### Objective
Quote exactly the lines from the line containing "Give me the Plotly source for this chart." to the line containing "ML, MT = PLOT_LEFT, PLOT_TOP", both lines included, please, and nothing more.

-- Begin Input records --

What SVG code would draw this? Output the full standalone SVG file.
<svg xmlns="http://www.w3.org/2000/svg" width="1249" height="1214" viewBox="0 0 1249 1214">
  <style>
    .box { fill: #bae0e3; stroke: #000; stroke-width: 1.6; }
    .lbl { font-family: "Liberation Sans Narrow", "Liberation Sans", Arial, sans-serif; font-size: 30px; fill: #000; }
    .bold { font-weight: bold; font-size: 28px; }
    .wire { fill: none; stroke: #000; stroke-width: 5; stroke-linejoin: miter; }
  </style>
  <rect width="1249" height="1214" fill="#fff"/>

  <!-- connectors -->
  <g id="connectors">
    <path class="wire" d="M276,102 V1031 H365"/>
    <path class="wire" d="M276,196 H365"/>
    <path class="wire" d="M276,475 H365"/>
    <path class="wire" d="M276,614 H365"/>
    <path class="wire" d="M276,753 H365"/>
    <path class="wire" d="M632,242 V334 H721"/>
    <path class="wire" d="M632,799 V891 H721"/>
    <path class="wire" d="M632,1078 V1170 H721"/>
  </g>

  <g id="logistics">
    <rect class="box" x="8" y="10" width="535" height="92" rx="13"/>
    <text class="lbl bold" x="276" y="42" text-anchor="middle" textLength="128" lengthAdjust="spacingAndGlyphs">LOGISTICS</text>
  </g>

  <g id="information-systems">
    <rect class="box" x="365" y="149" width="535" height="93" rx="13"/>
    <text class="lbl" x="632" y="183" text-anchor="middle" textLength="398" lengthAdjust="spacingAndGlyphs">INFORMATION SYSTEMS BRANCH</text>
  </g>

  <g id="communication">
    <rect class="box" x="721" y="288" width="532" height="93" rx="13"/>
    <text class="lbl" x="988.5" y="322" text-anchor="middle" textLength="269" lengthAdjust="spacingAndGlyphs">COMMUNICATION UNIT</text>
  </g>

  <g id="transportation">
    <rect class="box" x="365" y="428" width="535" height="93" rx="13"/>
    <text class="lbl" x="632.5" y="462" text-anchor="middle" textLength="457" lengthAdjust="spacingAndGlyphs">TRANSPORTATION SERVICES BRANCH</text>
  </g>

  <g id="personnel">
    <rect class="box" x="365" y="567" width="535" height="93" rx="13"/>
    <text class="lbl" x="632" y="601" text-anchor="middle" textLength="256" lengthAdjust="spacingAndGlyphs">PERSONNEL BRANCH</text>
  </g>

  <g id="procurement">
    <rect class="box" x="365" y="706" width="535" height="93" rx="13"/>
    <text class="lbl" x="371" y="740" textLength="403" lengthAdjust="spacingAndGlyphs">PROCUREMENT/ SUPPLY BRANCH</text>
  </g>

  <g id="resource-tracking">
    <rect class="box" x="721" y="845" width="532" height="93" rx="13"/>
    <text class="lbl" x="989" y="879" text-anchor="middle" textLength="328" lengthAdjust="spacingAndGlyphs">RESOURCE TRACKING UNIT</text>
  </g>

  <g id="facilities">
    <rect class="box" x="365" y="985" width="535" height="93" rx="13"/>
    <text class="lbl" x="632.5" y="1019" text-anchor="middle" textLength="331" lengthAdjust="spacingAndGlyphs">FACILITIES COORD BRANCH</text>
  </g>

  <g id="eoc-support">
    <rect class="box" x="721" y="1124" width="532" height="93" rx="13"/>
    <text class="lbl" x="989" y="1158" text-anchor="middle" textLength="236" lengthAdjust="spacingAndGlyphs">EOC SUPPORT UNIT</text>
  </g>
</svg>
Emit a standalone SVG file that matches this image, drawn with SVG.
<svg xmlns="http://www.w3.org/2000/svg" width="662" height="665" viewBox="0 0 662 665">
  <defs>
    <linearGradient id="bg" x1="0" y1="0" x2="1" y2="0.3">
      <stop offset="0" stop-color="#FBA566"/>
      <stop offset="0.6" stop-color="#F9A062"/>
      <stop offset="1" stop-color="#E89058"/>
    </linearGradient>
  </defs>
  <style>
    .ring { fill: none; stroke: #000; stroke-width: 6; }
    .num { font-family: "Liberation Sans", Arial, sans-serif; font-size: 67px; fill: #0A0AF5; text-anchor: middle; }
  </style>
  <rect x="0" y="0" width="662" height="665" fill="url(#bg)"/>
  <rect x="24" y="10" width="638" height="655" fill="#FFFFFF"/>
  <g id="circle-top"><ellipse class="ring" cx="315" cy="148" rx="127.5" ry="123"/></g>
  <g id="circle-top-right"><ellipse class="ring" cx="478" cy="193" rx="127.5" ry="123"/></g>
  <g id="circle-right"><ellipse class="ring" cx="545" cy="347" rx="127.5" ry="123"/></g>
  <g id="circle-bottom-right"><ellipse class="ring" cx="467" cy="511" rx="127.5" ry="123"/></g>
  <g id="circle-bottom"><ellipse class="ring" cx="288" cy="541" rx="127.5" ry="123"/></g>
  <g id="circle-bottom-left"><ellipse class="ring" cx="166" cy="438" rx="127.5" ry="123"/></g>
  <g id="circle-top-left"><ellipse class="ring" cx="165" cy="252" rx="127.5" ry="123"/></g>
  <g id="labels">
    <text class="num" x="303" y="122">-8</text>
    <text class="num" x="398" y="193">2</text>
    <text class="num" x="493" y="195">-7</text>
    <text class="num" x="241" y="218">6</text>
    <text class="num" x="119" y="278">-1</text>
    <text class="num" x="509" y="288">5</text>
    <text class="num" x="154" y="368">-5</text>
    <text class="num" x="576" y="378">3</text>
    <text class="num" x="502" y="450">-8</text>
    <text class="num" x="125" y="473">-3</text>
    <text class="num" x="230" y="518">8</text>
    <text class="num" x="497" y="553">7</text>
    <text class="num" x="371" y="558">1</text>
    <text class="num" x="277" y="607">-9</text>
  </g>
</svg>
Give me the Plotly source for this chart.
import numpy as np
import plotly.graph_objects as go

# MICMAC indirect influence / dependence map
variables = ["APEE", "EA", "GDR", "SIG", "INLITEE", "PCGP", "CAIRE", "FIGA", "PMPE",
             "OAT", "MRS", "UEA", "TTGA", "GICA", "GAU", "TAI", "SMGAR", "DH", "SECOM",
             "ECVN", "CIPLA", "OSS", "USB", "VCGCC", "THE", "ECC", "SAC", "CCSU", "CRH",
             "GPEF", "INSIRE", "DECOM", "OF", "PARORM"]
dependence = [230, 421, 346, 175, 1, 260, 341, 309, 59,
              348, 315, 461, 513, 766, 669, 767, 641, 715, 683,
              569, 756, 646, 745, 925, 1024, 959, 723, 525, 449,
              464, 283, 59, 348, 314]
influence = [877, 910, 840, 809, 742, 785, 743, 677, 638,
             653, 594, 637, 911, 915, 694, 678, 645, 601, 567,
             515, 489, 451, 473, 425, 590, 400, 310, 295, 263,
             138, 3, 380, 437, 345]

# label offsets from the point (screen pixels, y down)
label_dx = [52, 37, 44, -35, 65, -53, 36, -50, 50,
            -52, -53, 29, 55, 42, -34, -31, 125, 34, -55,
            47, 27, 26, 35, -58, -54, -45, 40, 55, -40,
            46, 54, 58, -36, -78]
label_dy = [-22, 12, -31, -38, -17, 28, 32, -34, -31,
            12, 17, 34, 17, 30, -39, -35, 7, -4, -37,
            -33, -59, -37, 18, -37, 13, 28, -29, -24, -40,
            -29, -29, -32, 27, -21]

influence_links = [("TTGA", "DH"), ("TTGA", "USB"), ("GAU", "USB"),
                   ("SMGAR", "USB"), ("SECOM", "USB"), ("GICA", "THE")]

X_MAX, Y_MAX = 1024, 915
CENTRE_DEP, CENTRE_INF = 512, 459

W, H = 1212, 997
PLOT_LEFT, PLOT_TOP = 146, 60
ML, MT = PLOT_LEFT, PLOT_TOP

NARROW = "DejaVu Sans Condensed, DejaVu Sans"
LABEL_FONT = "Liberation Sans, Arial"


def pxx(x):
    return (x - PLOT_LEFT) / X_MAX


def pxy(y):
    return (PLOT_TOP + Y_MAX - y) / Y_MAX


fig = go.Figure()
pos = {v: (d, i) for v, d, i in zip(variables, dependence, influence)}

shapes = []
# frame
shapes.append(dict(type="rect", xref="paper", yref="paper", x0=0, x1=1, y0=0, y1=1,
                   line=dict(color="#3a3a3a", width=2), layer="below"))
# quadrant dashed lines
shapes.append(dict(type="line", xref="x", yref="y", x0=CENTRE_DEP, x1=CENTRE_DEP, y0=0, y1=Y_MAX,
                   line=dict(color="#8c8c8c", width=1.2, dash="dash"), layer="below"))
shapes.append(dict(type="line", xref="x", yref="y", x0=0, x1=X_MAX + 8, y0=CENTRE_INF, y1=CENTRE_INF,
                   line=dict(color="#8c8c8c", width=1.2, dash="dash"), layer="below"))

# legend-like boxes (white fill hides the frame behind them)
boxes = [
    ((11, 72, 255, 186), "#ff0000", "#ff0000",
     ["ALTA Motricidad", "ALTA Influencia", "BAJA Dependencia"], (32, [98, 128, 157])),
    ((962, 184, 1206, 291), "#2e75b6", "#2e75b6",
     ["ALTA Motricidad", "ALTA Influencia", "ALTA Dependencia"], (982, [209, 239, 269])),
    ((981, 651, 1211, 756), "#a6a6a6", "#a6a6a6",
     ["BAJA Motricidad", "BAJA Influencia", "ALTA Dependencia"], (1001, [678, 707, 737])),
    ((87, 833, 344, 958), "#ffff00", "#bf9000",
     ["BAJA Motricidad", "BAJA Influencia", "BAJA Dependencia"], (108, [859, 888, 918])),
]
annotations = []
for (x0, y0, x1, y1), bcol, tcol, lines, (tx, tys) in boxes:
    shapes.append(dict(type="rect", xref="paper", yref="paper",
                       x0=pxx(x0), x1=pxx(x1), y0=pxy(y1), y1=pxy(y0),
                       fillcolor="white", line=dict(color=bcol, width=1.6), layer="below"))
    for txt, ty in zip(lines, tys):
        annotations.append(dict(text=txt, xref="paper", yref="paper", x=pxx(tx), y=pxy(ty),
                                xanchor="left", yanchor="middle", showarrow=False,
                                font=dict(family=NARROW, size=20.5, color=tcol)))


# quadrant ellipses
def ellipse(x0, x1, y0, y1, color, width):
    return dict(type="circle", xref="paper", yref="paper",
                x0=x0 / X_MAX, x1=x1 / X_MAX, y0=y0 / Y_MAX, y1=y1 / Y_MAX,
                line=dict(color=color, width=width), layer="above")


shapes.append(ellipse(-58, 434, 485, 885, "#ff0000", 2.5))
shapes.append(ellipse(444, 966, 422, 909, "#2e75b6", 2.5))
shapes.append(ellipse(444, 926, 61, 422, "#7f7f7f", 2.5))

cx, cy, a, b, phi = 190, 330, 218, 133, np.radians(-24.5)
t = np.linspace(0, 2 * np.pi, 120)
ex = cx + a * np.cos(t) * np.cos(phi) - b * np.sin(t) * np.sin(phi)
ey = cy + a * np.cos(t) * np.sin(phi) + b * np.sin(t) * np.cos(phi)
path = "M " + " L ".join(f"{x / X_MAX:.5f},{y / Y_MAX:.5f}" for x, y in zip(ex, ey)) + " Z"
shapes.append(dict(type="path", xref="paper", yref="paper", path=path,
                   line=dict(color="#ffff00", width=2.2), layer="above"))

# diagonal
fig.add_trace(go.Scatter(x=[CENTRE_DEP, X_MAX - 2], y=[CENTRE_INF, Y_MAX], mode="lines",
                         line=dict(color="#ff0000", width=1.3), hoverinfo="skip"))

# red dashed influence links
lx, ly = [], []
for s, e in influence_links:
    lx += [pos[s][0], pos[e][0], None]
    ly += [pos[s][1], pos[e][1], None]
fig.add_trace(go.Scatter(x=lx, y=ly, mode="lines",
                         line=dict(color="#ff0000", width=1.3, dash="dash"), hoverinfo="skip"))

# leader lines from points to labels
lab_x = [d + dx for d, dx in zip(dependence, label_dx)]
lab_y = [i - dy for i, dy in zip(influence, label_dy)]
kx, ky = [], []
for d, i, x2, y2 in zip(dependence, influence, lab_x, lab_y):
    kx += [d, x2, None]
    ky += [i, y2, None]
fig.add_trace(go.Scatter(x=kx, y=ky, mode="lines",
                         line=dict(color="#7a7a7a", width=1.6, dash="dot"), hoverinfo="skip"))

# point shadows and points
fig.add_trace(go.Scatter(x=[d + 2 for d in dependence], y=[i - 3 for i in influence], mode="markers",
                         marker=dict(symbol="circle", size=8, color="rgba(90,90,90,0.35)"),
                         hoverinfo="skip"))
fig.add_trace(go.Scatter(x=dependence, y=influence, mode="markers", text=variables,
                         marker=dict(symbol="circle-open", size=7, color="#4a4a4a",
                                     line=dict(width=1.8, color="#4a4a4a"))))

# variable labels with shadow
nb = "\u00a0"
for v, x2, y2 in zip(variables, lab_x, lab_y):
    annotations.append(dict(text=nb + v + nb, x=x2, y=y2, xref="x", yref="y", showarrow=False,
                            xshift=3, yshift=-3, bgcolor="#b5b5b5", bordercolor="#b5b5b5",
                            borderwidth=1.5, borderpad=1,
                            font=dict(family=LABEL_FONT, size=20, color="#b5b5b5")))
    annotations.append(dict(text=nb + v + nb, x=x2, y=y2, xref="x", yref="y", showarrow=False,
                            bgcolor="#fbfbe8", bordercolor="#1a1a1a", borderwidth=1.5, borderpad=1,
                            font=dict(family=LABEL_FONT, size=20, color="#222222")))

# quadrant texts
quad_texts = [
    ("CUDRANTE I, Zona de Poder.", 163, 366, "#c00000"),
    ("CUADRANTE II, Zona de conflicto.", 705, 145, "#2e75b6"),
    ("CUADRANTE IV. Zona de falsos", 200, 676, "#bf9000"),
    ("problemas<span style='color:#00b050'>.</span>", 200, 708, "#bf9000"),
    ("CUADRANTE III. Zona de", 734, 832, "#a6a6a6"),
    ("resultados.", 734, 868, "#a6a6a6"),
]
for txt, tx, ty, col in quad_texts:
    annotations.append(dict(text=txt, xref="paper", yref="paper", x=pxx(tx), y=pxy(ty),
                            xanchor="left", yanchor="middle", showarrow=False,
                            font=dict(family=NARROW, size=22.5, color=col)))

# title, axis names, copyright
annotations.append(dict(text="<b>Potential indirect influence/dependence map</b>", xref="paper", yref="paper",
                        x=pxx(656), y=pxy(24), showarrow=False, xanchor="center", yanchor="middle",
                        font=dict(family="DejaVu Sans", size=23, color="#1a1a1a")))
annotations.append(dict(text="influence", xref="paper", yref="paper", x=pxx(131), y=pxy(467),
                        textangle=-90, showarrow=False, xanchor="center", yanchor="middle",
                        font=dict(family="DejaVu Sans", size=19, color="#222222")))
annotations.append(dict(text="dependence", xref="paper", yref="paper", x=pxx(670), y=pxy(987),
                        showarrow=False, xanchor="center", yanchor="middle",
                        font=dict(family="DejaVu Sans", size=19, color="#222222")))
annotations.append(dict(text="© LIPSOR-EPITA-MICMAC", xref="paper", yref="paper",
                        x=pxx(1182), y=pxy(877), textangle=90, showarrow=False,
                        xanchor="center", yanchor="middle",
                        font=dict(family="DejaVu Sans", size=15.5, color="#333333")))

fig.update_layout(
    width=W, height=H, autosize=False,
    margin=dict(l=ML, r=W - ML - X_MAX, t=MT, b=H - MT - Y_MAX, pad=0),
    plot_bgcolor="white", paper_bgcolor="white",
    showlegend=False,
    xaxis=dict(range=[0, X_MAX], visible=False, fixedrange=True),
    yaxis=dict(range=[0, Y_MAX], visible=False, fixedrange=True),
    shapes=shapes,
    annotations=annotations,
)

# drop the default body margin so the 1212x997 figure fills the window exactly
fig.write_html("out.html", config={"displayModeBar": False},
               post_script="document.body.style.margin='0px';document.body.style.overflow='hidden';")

-- End Input records --

### Result for this task
Give me the Plotly source for this chart.
import numpy as np
import plotly.graph_objects as go

# MICMAC indirect influence / dependence map
variables = ["APEE", "EA", "GDR", "SIG", "INLITEE", "PCGP", "CAIRE", "FIGA", "PMPE",
             "OAT", "MRS", "UEA", "TTGA", "GICA", "GAU", "TAI", "SMGAR", "DH", "SECOM",
             "ECVN", "CIPLA", "OSS", "USB", "VCGCC", "THE", "ECC", "SAC", "CCSU", "CRH",
             "GPEF", "INSIRE", "DECOM", "OF", "PARORM"]
dependence = [230, 421, 346, 175, 1, 260, 341, 309, 59,
              348, 315, 461, 513, 766, 669, 767, 641, 715, 683,
              569, 756, 646, 745, 925, 1024, 959, 723, 525, 449,
              464, 283, 59, 348, 314]
influence = [877, 910, 840, 809, 742, 785, 743, 677, 638,
             653, 594, 637, 911, 915, 694, 678, 645, 601, 567,
             515, 489, 451, 473, 425, 590, 400, 310, 295, 263,
             138, 3, 380, 437, 345]

# label offsets from the point (screen pixels, y down)
label_dx = [52, 37, 44, -35, 65, -53, 36, -50, 50,
            -52, -53, 29, 55, 42, -34, -31, 125, 34, -55,
            47, 27, 26, 35, -58, -54, -45, 40, 55, -40,
            46, 54, 58, -36, -78]
label_dy = [-22, 12, -31, -38, -17, 28, 32, -34, -31,
            12, 17, 34, 17, 30, -39, -35, 7, -4, -37,
            -33, -59, -37, 18, -37, 13, 28, -29, -24, -40,
            -29, -29, -32, 27, -21]

influence_links = [("TTGA", "DH"), ("TTGA", "USB"), ("GAU", "USB"),
                   ("SMGAR", "USB"), ("SECOM", "USB"), ("GICA", "THE")]

X_MAX, Y_MAX = 1024, 915
CENTRE_DEP, CENTRE_INF = 512, 459

W, H = 1212, 997
PLOT_LEFT, PLOT_TOP = 146, 60
ML, MT = PLOT_LEFT, PLOT_TOP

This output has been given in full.